This past weekend I traveled to Harvard to visit a friend.
Since it was the first time we had seen each other since going off to college, we naturally conversed on the various positive and negative aspects of our respective schools. Eventually, the topic of food came up.
What I learned was that freshmen at Harvard all eat in one, cafeteria-style dining hall. They have no other options except to eat off campus and thus have to pay cash. Furthermore, the hours in which they can eat in the dining hall are very limited and after 8 p.m. there is simply no food to be found on campus.
Now when I described my system where I could choose from a multitude of options for nearly 18 hours a day, my friend’s reaction was one of jealousy. To him it seemed that I had the perfect dining system. He’s not far from the truth.

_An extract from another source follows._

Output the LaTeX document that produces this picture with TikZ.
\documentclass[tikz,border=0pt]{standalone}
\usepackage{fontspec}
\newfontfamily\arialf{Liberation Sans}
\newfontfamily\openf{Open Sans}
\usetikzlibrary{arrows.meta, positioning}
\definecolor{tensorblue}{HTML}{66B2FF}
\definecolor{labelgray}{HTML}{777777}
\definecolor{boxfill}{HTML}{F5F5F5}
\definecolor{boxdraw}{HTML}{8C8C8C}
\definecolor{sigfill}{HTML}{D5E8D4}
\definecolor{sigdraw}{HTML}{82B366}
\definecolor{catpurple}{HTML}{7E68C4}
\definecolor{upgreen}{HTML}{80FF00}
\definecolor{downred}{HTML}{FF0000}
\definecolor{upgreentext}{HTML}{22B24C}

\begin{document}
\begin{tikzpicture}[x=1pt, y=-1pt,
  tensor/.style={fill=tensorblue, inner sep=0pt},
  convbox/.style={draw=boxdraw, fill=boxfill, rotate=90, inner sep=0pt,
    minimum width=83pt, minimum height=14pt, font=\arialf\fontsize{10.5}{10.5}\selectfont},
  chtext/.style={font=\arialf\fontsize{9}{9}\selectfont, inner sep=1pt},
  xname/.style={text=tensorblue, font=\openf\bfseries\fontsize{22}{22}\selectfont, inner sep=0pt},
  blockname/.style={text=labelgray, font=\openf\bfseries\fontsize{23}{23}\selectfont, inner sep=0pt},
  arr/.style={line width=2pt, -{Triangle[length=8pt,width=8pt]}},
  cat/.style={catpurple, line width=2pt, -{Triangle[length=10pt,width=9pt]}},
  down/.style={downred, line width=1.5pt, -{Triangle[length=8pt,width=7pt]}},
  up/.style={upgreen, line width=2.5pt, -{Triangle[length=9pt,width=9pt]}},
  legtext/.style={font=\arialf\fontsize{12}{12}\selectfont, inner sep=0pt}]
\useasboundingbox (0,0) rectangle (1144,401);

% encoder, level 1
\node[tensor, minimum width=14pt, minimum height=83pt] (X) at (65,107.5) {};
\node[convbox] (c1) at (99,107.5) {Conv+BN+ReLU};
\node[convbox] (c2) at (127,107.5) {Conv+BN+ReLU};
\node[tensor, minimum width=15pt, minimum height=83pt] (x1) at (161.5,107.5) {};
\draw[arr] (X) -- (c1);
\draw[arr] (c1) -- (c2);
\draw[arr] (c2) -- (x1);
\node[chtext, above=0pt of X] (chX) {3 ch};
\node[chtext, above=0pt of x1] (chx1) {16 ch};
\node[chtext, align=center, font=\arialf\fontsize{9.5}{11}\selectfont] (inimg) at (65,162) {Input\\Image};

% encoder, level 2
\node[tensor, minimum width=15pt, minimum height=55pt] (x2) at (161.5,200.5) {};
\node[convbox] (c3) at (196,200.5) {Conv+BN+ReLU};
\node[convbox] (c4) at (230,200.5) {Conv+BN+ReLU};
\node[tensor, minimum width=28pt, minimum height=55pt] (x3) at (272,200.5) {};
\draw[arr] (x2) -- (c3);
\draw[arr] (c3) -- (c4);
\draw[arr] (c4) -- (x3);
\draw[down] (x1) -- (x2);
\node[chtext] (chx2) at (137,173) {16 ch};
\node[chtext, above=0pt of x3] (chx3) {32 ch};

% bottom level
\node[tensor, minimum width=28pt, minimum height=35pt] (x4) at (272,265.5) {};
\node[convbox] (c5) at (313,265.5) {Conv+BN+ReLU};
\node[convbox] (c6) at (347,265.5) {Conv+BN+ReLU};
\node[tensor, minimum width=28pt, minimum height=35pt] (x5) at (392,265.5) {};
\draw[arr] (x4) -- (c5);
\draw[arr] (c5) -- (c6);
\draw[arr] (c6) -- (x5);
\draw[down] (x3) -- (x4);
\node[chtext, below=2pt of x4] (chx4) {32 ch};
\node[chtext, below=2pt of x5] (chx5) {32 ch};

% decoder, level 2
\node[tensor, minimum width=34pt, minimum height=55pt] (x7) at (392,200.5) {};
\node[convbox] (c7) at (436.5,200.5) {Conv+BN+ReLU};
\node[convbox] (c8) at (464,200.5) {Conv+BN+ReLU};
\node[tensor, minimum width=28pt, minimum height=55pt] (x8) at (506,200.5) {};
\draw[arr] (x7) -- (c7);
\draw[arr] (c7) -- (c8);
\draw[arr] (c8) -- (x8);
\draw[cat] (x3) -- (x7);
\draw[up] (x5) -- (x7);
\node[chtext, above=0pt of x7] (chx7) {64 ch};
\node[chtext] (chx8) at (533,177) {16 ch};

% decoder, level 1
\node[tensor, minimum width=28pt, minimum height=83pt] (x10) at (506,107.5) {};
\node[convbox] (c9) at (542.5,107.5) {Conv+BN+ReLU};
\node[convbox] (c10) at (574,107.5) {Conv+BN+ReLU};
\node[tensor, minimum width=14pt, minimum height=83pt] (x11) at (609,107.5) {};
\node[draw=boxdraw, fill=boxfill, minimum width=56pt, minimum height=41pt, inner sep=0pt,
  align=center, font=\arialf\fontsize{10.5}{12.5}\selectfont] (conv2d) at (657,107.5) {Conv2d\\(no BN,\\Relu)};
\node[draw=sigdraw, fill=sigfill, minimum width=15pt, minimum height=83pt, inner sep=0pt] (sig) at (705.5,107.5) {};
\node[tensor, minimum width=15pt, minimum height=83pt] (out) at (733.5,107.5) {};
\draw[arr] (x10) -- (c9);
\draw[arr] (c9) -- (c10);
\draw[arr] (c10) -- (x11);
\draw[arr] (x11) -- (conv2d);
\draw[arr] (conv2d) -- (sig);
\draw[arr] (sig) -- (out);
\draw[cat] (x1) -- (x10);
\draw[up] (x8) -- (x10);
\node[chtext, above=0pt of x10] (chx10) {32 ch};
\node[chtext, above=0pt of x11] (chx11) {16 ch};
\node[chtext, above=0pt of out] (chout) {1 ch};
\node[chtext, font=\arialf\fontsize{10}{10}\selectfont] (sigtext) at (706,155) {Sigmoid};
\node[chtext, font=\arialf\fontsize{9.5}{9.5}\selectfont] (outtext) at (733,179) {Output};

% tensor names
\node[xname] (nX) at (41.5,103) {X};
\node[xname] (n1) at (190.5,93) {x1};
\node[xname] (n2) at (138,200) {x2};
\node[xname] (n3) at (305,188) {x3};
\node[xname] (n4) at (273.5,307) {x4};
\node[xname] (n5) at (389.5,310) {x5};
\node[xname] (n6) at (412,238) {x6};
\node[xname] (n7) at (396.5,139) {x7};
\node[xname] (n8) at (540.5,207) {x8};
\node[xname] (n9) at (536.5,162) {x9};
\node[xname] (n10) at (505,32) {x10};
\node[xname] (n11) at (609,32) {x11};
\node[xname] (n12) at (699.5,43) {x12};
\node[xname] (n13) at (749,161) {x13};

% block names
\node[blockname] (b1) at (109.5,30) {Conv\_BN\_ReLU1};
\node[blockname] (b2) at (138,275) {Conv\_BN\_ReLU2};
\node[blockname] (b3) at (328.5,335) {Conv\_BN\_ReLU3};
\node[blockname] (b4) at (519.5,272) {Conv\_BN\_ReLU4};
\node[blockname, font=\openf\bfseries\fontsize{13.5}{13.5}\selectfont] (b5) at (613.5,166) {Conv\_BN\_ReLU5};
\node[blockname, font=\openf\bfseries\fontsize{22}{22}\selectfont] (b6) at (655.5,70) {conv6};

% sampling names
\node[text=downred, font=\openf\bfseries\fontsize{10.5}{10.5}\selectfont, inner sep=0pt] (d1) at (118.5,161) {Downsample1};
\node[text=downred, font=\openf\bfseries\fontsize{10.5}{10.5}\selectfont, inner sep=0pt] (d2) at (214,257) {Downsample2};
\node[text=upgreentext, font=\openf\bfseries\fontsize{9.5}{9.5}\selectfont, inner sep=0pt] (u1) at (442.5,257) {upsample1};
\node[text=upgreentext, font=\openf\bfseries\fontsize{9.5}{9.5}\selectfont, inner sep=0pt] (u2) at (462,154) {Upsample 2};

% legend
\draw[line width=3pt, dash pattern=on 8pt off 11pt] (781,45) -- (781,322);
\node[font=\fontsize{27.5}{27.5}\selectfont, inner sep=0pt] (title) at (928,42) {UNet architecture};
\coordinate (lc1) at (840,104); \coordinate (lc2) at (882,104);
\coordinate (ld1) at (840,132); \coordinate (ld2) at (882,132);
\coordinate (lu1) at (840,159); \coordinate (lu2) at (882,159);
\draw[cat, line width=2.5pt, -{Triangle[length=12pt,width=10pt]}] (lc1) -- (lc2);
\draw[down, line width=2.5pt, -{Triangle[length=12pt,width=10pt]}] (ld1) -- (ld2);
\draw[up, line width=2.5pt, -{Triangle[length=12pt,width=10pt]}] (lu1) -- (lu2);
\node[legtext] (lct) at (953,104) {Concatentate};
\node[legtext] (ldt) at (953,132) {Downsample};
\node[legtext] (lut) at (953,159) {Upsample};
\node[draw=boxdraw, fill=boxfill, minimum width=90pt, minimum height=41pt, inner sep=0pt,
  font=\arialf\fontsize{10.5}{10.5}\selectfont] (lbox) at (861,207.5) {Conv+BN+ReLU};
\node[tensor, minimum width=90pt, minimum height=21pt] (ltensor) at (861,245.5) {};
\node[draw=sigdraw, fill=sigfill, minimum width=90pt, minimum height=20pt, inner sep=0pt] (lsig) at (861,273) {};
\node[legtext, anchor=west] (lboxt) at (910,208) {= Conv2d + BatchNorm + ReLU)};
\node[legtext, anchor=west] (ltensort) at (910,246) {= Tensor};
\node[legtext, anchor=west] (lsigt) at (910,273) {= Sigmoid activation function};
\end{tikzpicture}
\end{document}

At Dartmouth we are very fortunate to have the vast dining options that we are afforded. However, to discover a flaw in the system one only needs to consider what I had to do the days prior to my excursion. During the days before I left I went on a mad punching spree. Punching everything I could find, stocking up on things I did not really need and making multiple stops at Topside. Why this sudden insanity? Since I was leaving for two days I was missing time when I would normally use four punches. I couldn’t simply waste them so instead I had to use them in the most uneconomical of ways.

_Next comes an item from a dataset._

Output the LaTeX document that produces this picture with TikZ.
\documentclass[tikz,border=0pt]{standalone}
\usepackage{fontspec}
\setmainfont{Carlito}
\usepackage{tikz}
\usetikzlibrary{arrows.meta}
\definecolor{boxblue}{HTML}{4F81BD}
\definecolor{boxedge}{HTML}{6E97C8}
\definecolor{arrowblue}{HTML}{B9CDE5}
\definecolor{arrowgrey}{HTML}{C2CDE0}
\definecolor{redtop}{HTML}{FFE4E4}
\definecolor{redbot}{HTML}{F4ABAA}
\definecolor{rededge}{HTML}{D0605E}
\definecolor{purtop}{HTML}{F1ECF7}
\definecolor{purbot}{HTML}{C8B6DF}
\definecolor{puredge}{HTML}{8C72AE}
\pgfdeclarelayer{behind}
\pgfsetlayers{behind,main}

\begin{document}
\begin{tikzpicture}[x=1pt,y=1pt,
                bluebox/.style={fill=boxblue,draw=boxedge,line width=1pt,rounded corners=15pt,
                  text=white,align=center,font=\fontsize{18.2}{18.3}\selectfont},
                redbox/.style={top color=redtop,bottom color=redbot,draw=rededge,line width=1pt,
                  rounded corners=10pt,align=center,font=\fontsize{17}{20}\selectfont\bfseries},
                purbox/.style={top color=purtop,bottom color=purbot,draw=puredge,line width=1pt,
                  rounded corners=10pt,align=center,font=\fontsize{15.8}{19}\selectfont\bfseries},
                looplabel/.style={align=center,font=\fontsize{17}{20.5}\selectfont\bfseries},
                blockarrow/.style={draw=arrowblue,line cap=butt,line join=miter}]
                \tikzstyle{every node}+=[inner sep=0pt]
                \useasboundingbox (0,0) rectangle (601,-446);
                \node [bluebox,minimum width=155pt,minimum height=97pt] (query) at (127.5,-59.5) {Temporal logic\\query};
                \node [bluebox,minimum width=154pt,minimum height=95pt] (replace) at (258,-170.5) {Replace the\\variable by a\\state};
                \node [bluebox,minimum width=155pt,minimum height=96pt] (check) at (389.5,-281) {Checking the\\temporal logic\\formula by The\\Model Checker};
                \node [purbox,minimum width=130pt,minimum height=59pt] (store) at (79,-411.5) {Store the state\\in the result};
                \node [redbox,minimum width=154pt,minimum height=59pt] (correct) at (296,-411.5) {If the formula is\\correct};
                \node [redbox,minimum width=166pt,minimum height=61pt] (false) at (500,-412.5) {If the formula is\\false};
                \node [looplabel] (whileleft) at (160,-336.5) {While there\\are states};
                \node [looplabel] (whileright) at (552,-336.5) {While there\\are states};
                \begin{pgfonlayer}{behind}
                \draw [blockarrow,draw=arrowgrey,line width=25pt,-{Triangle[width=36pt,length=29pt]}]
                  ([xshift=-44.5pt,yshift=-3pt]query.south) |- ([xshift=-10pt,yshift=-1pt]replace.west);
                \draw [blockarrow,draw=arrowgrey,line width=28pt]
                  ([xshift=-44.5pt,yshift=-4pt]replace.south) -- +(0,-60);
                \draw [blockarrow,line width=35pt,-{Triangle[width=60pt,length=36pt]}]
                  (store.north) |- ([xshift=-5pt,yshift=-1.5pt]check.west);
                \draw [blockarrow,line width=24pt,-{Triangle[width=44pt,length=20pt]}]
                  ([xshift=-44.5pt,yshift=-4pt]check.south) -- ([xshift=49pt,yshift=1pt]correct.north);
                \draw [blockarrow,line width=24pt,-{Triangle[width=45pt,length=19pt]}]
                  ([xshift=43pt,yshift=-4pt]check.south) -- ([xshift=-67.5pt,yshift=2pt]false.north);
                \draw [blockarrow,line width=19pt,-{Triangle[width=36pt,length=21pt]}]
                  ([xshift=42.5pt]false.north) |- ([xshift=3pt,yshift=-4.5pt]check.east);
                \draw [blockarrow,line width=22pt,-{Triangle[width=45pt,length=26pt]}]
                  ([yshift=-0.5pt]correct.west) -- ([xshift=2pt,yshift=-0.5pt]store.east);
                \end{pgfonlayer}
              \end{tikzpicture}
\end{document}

The mandatory punch system for freshmen creates a difficult situation for many first-year students. There is a small minority for whom the punch system is ideal — those who eat at Full Fare regularly. However, for the rest of us, it provides simply economic difficulties.
A lunch punch nets only the equivalent of $4.25. Considering that a lunch of a hamburger, fries, and a soda often runs upwards of $5 in the Hop, a problem seems to exist. The simple reality is that many students cannot sufficiently feed themselves based on the meal equivalency values that are assigned. Rather, they are often forced to rapidly deplete a Declining Balance Account that isn’t all that large to begin with.
Furthermore, though the time schedule is certainly not as rigid as a place such as Harvard, the punch system confines the times in which students can eat certain meals if they are intending to use punches. Upperclassmen, nearly all of whom simply choose to have a DBA, are free to eat at whatever times they choose.
The Meal Plan Task Force, a group of students and administrators created to evaluate the meal situation, recently established recommendations for revising the meal plan. Among these revisions would be the extension of the option of maintaining simply a DBA to all students. Thus, those students who do benefit from the punch system could maintain it while those who are hindered could choose to have only a DBA.
This proposal is one that would serve a great purpose for Dartmouth. It would elevate an excellent dining system to the status of nearly flawless.
The proposal states: “Because we have given this particular recommendation a great deal of discussion and thought, we strongly urge that the College do everything possible to gain the support of the majority of the student body…” This shouldn’t be difficult.